## WRITTEN PROBLEM
Set down each record below precisely, skipping the pictures.

--------------------

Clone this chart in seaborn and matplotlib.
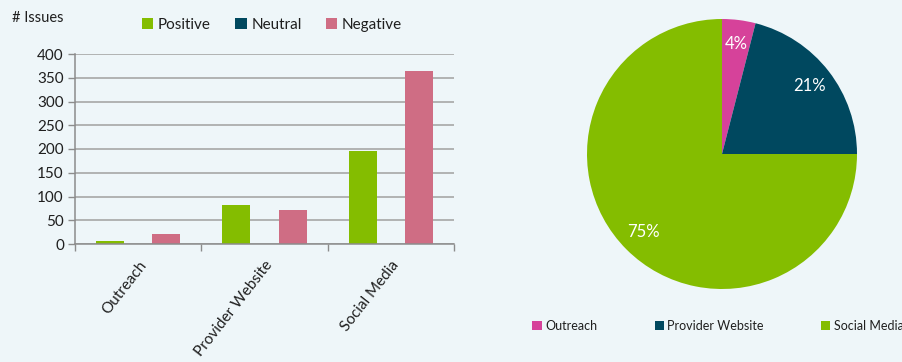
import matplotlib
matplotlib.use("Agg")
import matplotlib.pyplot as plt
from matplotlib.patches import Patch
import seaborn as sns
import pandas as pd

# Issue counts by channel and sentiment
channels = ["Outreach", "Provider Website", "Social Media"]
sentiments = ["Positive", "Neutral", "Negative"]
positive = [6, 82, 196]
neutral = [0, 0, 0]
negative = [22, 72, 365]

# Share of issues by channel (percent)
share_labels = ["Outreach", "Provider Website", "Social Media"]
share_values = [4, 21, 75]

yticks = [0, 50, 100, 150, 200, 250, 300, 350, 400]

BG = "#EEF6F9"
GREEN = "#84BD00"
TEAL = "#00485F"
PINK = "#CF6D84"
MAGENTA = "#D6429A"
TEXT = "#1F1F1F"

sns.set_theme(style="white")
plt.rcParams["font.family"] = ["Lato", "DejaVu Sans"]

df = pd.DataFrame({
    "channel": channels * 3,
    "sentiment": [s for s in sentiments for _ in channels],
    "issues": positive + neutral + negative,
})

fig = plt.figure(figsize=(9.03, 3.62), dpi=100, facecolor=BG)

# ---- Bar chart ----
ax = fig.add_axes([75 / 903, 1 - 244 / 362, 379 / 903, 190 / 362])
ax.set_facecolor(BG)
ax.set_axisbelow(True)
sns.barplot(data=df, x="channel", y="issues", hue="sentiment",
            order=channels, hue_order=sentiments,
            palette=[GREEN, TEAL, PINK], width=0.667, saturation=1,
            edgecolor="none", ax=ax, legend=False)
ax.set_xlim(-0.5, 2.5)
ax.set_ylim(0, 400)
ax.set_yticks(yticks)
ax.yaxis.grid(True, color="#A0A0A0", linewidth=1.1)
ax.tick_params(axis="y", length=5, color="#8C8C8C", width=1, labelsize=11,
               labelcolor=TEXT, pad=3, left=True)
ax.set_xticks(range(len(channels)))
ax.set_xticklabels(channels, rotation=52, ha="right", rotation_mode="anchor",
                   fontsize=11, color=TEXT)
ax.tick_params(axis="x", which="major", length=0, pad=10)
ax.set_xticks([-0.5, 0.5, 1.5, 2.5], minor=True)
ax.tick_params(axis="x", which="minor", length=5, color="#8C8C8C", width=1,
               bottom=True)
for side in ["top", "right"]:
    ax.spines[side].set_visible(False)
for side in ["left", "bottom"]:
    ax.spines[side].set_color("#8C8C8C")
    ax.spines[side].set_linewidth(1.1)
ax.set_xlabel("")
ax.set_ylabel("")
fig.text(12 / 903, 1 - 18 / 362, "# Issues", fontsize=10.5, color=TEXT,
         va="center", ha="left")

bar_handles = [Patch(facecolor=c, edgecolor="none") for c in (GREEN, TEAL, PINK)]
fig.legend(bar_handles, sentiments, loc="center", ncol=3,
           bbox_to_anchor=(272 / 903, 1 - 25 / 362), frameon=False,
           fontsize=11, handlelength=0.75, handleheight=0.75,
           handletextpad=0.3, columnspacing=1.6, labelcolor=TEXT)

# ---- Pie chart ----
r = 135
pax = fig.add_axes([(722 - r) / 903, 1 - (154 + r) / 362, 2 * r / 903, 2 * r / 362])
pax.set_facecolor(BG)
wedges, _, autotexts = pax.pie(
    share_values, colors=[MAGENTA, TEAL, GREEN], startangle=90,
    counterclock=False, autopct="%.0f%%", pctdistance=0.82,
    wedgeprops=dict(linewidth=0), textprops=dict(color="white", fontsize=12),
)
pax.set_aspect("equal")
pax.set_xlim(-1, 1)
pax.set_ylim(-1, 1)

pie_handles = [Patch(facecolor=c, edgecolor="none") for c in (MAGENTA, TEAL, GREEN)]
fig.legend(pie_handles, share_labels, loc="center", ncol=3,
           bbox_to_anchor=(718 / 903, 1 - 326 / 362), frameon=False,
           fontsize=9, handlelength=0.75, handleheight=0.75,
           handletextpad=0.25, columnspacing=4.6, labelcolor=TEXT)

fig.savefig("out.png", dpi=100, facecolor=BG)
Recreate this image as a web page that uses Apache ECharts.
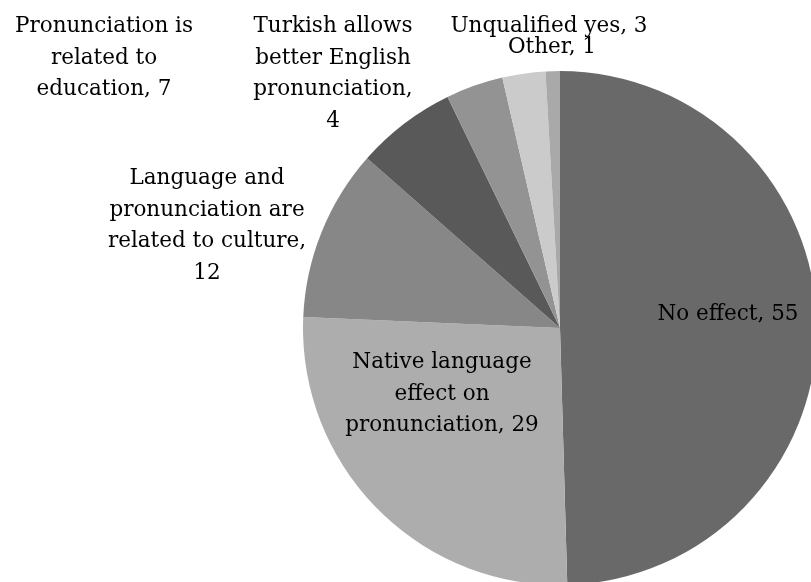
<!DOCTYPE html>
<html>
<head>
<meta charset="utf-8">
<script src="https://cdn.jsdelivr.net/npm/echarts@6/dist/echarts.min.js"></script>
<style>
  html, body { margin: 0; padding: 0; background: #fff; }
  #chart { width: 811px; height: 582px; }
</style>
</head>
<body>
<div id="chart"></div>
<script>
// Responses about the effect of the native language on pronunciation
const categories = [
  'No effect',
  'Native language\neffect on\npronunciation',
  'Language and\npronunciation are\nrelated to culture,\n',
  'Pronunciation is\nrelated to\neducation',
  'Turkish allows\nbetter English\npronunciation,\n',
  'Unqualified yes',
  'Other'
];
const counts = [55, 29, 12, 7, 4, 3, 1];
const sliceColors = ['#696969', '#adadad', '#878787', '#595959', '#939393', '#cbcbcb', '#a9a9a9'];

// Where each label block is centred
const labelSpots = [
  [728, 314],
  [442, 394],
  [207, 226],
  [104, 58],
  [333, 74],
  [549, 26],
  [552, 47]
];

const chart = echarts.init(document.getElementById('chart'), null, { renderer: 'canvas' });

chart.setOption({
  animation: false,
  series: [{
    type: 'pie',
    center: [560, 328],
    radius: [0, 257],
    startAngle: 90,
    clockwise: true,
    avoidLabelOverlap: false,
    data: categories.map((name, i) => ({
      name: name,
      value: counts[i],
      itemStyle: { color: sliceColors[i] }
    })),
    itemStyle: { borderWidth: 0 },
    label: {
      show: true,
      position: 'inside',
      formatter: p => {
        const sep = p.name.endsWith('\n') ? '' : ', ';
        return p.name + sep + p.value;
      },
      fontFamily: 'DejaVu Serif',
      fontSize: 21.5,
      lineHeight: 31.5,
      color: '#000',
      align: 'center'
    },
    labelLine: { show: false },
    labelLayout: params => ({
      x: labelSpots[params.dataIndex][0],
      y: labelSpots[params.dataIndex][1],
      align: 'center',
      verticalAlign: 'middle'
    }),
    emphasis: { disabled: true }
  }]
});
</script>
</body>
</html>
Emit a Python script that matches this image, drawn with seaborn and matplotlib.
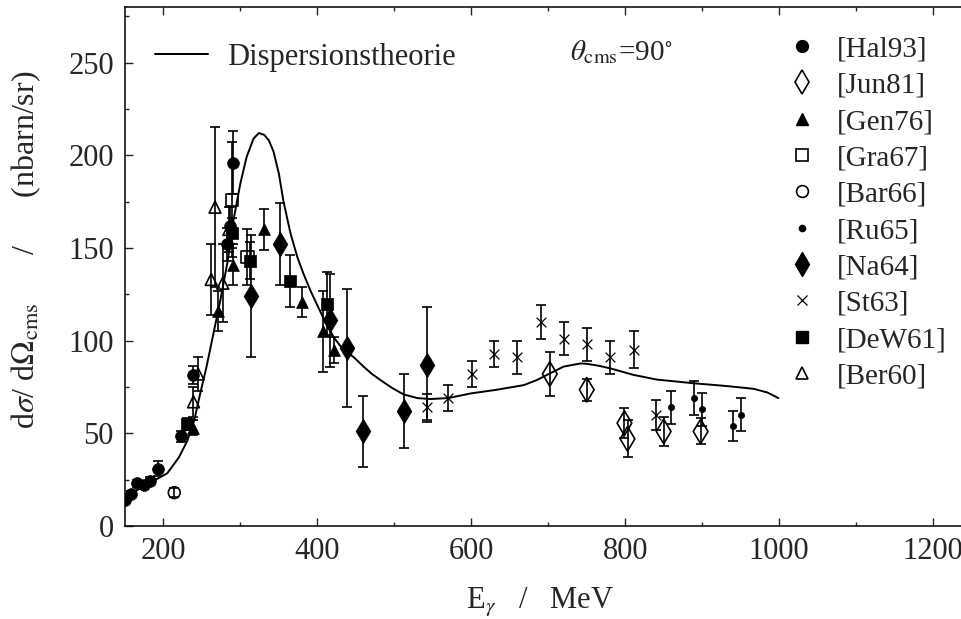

--------------------

## TASK OUTPUT
Clone this chart in seaborn and matplotlib.
import matplotlib
matplotlib.use("Agg")
import matplotlib.pyplot as plt
from matplotlib.patches import Patch
import seaborn as sns
import pandas as pd

# Issue counts by channel and sentiment
channels = ["Outreach", "Provider Website", "Social Media"]
sentiments = ["Positive", "Neutral", "Negative"]
positive = [6, 82, 196]
neutral = [0, 0, 0]
negative = [22, 72, 365]

# Share of issues by channel (percent)
share_labels = ["Outreach", "Provider Website", "Social Media"]
share_values = [4, 21, 75]

yticks = [0, 50, 100, 150, 200, 250, 300, 350, 400]

BG = "#EEF6F9"
GREEN = "#84BD00"
TEAL = "#00485F"
PINK = "#CF6D84"
MAGENTA = "#D6429A"
TEXT = "#1F1F1F"

sns.set_theme(style="white")
plt.rcParams["font.family"] = ["Lato", "DejaVu Sans"]

df = pd.DataFrame({
    "channel": channels * 3,
    "sentiment": [s for s in sentiments for _ in channels],
    "issues": positive + neutral + negative,
})

fig = plt.figure(figsize=(9.03, 3.62), dpi=100, facecolor=BG)

# ---- Bar chart ----
ax = fig.add_axes([75 / 903, 1 - 244 / 362, 379 / 903, 190 / 362])
ax.set_facecolor(BG)
ax.set_axisbelow(True)
sns.barplot(data=df, x="channel", y="issues", hue="sentiment",
            order=channels, hue_order=sentiments,
            palette=[GREEN, TEAL, PINK], width=0.667, saturation=1,
            edgecolor="none", ax=ax, legend=False)
ax.set_xlim(-0.5, 2.5)
ax.set_ylim(0, 400)
ax.set_yticks(yticks)
ax.yaxis.grid(True, color="#A0A0A0", linewidth=1.1)
ax.tick_params(axis="y", length=5, color="#8C8C8C", width=1, labelsize=11,
               labelcolor=TEXT, pad=3, left=True)
ax.set_xticks(range(len(channels)))
ax.set_xticklabels(channels, rotation=52, ha="right", rotation_mode="anchor",
                   fontsize=11, color=TEXT)
ax.tick_params(axis="x", which="major", length=0, pad=10)
ax.set_xticks([-0.5, 0.5, 1.5, 2.5], minor=True)
ax.tick_params(axis="x", which="minor", length=5, color="#8C8C8C", width=1,
               bottom=True)
for side in ["top", "right"]:
    ax.spines[side].set_visible(False)
for side in ["left", "bottom"]:
    ax.spines[side].set_color("#8C8C8C")
    ax.spines[side].set_linewidth(1.1)
ax.set_xlabel("")
ax.set_ylabel("")
fig.text(12 / 903, 1 - 18 / 362, "# Issues", fontsize=10.5, color=TEXT,
         va="center", ha="left")

bar_handles = [Patch(facecolor=c, edgecolor="none") for c in (GREEN, TEAL, PINK)]
fig.legend(bar_handles, sentiments, loc="center", ncol=3,
           bbox_to_anchor=(272 / 903, 1 - 25 / 362), frameon=False,
           fontsize=11, handlelength=0.75, handleheight=0.75,
           handletextpad=0.3, columnspacing=1.6, labelcolor=TEXT)

# ---- Pie chart ----
r = 135
pax = fig.add_axes([(722 - r) / 903, 1 - (154 + r) / 362, 2 * r / 903, 2 * r / 362])
pax.set_facecolor(BG)
wedges, _, autotexts = pax.pie(
    share_values, colors=[MAGENTA, TEAL, GREEN], startangle=90,
    counterclock=False, autopct="%.0f%%", pctdistance=0.82,
    wedgeprops=dict(linewidth=0), textprops=dict(color="white", fontsize=12),
)
pax.set_aspect("equal")
pax.set_xlim(-1, 1)
pax.set_ylim(-1, 1)

pie_handles = [Patch(facecolor=c, edgecolor="none") for c in (MAGENTA, TEAL, GREEN)]
fig.legend(pie_handles, share_labels, loc="center", ncol=3,
           bbox_to_anchor=(718 / 903, 1 - 326 / 362), frameon=False,
           fontsize=9, handlelength=0.75, handleheight=0.75,
           handletextpad=0.25, columnspacing=4.6, labelcolor=TEXT)

fig.savefig("out.png", dpi=100, facecolor=BG)
Recreate this image as a web page that uses Apache ECharts.
<!DOCTYPE html>
<html>
<head>
<meta charset="utf-8">
<script src="https://cdn.jsdelivr.net/npm/echarts@6/dist/echarts.min.js"></script>
<style>
  html, body { margin: 0; padding: 0; background: #fff; }
  #chart { width: 811px; height: 582px; }
</style>
</head>
<body>
<div id="chart"></div>
<script>
// Responses about the effect of the native language on pronunciation
const categories = [
  'No effect',
  'Native language\neffect on\npronunciation',
  'Language and\npronunciation are\nrelated to culture,\n',
  'Pronunciation is\nrelated to\neducation',
  'Turkish allows\nbetter English\npronunciation,\n',
  'Unqualified yes',
  'Other'
];
const counts = [55, 29, 12, 7, 4, 3, 1];
const sliceColors = ['#696969', '#adadad', '#878787', '#595959', '#939393', '#cbcbcb', '#a9a9a9'];

// Where each label block is centred
const labelSpots = [
  [728, 314],
  [442, 394],
  [207, 226],
  [104, 58],
  [333, 74],
  [549, 26],
  [552, 47]
];

const chart = echarts.init(document.getElementById('chart'), null, { renderer: 'canvas' });

chart.setOption({
  animation: false,
  series: [{
    type: 'pie',
    center: [560, 328],
    radius: [0, 257],
    startAngle: 90,
    clockwise: true,
    avoidLabelOverlap: false,
    data: categories.map((name, i) => ({
      name: name,
      value: counts[i],
      itemStyle: { color: sliceColors[i] }
    })),
    itemStyle: { borderWidth: 0 },
    label: {
      show: true,
      position: 'inside',
      formatter: p => {
        const sep = p.name.endsWith('\n') ? '' : ', ';
        return p.name + sep + p.value;
      },
      fontFamily: 'DejaVu Serif',
      fontSize: 21.5,
      lineHeight: 31.5,
      color: '#000',
      align: 'center'
    },
    labelLine: { show: false },
    labelLayout: params => ({
      x: labelSpots[params.dataIndex][0],
      y: labelSpots[params.dataIndex][1],
      align: 'center',
      verticalAlign: 'middle'
    }),
    emphasis: { disabled: true }
  }]
});
</script>
</body>
</html>
Emit a Python script that matches this image, drawn with seaborn and matplotlib.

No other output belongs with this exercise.